- **Goal**
Set the listing down unchanged, minus every embedded image.

######

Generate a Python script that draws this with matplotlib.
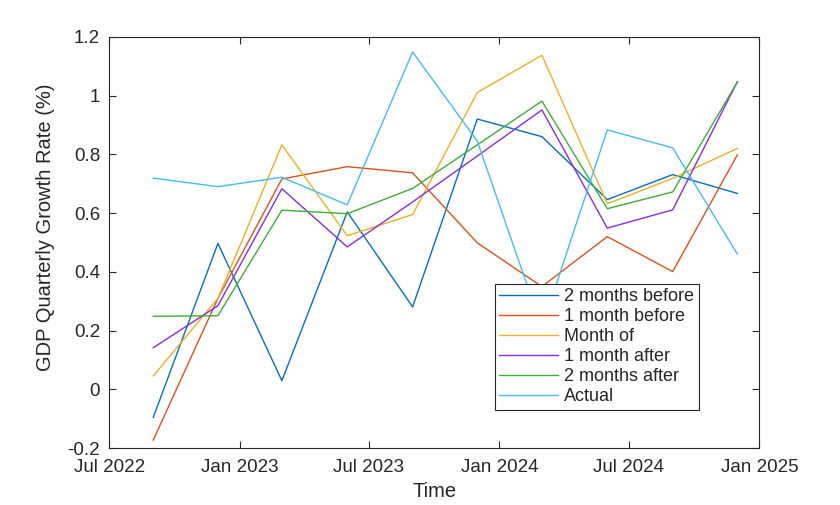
import matplotlib
matplotlib.use("Agg")
import matplotlib.pyplot as plt
import matplotlib.dates as mdates
import numpy as np
from datetime import datetime

plt.rcParams['font.family'] = ['Liberation Sans', 'DejaVu Sans']

dates = [datetime(2022, 9, 1), datetime(2022, 12, 1), datetime(2023, 3, 1),
         datetime(2023, 6, 1), datetime(2023, 9, 1), datetime(2023, 12, 1),
         datetime(2024, 3, 1), datetime(2024, 6, 1), datetime(2024, 9, 1),
         datetime(2024, 12, 1)]

two_before = [-0.095, 0.497, 0.030, 0.604, 0.281, 0.920, 0.860, 0.646, 0.731, 0.667]
one_before = [-0.172, 0.31, 0.716, 0.758, 0.737, 0.499, 0.35, 0.52, 0.401, 0.798]
month_of = [0.046, 0.31, 0.832, 0.523, 0.595, 1.010, 1.137, 0.632, 0.718, 0.820]
one_after = [0.142, 0.285, 0.683, 0.485, 0.638, 0.794, 0.951, 0.549, 0.611, 1.047]
two_after = [0.249, 0.251, 0.610, 0.598, 0.684, 0.832, 0.981, 0.615, 0.672, 1.046]
actual = [0.719, 0.690, 0.722, 0.628, 1.148, 0.845, 0.21, 0.883, 0.822, 0.461]

labels = ["2 months before", "1 month before", "Month of",
          "1 month after", "2 months after", "Actual"]
colors = ["#0072BD", "#D95319", "#EDB120", "#8A2BE2", "#3DAE36", "#3FBFEF"]

fig = plt.figure(figsize=(8.4, 5.05), dpi=100)
ax = fig.add_axes([0.130, 0.1123, 0.774, 0.8150])

series = [two_before, one_before, month_of, one_after, two_after, actual]
for s, lab, c in zip(series, labels, colors):
    ax.plot(dates, s, color=c, linewidth=1.0, label=lab)

ax.set_xlim(datetime(2022, 7, 1), datetime(2025, 1, 1))
ax.set_ylim(-0.2, 1.2)
ax.set_yticks(np.arange(-0.2, 1.21, 0.2))
ax.set_yticklabels(["-0.2", "0", "0.2", "0.4", "0.6", "0.8", "1", "1.2"])
xt = [datetime(2022, 7, 1), datetime(2023, 1, 1), datetime(2023, 7, 1),
      datetime(2024, 1, 1), datetime(2024, 7, 1), datetime(2025, 1, 1)]
ax.set_xticks(xt)
ax.xaxis.set_major_formatter(mdates.DateFormatter("%b %Y"))

ax.tick_params(direction='in', top=True, right=True, length=5, width=0.8,
               labelsize=13.5, colors='#262626')
ax.tick_params(axis='x', pad=8)
ax.tick_params(axis='y', pad=6.5)
for sp in ax.spines.values():
    sp.set_linewidth(0.8)
    sp.set_color('#262626')

ax.set_xlabel("Time", fontsize=14.5, color='#262626')
ax.set_ylabel("GDP Quarterly Growth Rate (%)", fontsize=14.5, color='#262626')
ax.xaxis.set_label_coords(0.5, -0.082)
ax.yaxis.set_label_coords(-0.083, 0.536)

leg = ax.legend(loc='lower left', bbox_to_anchor=(0.593, 0.093), fontsize=13,
                frameon=True, fancybox=False, framealpha=1, edgecolor='#262626',
                handlelength=3.26, handletextpad=0.33, labelspacing=0.17,
                borderpad=0.25, borderaxespad=0)
leg.get_frame().set_linewidth(0.8)
for t in leg.get_texts():
    t.set_color('#262626')

fig.savefig("out.png", dpi=100)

######

- **Output for this task**
Generate a Python script that draws this with matplotlib.
import matplotlib
matplotlib.use("Agg")
import matplotlib.pyplot as plt
import matplotlib.dates as mdates
import numpy as np
from datetime import datetime

plt.rcParams['font.family'] = ['Liberation Sans', 'DejaVu Sans']

dates = [datetime(2022, 9, 1), datetime(2022, 12, 1), datetime(2023, 3, 1),
         datetime(2023, 6, 1), datetime(2023, 9, 1), datetime(2023, 12, 1),
         datetime(2024, 3, 1), datetime(2024, 6, 1), datetime(2024, 9, 1),
         datetime(2024, 12, 1)]

two_before = [-0.095, 0.497, 0.030, 0.604, 0.281, 0.920, 0.860, 0.646, 0.731, 0.667]
one_before = [-0.172, 0.31, 0.716, 0.758, 0.737, 0.499, 0.35, 0.52, 0.401, 0.798]
month_of = [0.046, 0.31, 0.832, 0.523, 0.595, 1.010, 1.137, 0.632, 0.718, 0.820]
one_after = [0.142, 0.285, 0.683, 0.485, 0.638, 0.794, 0.951, 0.549, 0.611, 1.047]
two_after = [0.249, 0.251, 0.610, 0.598, 0.684, 0.832, 0.981, 0.615, 0.672, 1.046]
actual = [0.719, 0.690, 0.722, 0.628, 1.148, 0.845, 0.21, 0.883, 0.822, 0.461]

labels = ["2 months before", "1 month before", "Month of",
          "1 month after", "2 months after", "Actual"]
colors = ["#0072BD", "#D95319", "#EDB120", "#8A2BE2", "#3DAE36", "#3FBFEF"]

fig = plt.figure(figsize=(8.4, 5.05), dpi=100)
ax = fig.add_axes([0.130, 0.1123, 0.774, 0.8150])

series = [two_before, one_before, month_of, one_after, two_after, actual]
for s, lab, c in zip(series, labels, colors):
    ax.plot(dates, s, color=c, linewidth=1.0, label=lab)

ax.set_xlim(datetime(2022, 7, 1), datetime(2025, 1, 1))
ax.set_ylim(-0.2, 1.2)
ax.set_yticks(np.arange(-0.2, 1.21, 0.2))
ax.set_yticklabels(["-0.2", "0", "0.2", "0.4", "0.6", "0.8", "1", "1.2"])
xt = [datetime(2022, 7, 1), datetime(2023, 1, 1), datetime(2023, 7, 1),
      datetime(2024, 1, 1), datetime(2024, 7, 1), datetime(2025, 1, 1)]
ax.set_xticks(xt)
ax.xaxis.set_major_formatter(mdates.DateFormatter("%b %Y"))

ax.tick_params(direction='in', top=True, right=True, length=5, width=0.8,
               labelsize=13.5, colors='#262626')
ax.tick_params(axis='x', pad=8)
ax.tick_params(axis='y', pad=6.5)
for sp in ax.spines.values():
    sp.set_linewidth(0.8)
    sp.set_color('#262626')

ax.set_xlabel("Time", fontsize=14.5, color='#262626')
ax.set_ylabel("GDP Quarterly Growth Rate (%)", fontsize=14.5, color='#262626')
ax.xaxis.set_label_coords(0.5, -0.082)
ax.yaxis.set_label_coords(-0.083, 0.536)

leg = ax.legend(loc='lower left', bbox_to_anchor=(0.593, 0.093), fontsize=13,
                frameon=True, fancybox=False, framealpha=1, edgecolor='#262626',
                handlelength=3.26, handletextpad=0.33, labelspacing=0.17,
                borderpad=0.25, borderaxespad=0)
leg.get_frame().set_linewidth(0.8)
for t in leg.get_texts():
    t.set_color('#262626')

fig.savefig("out.png", dpi=100)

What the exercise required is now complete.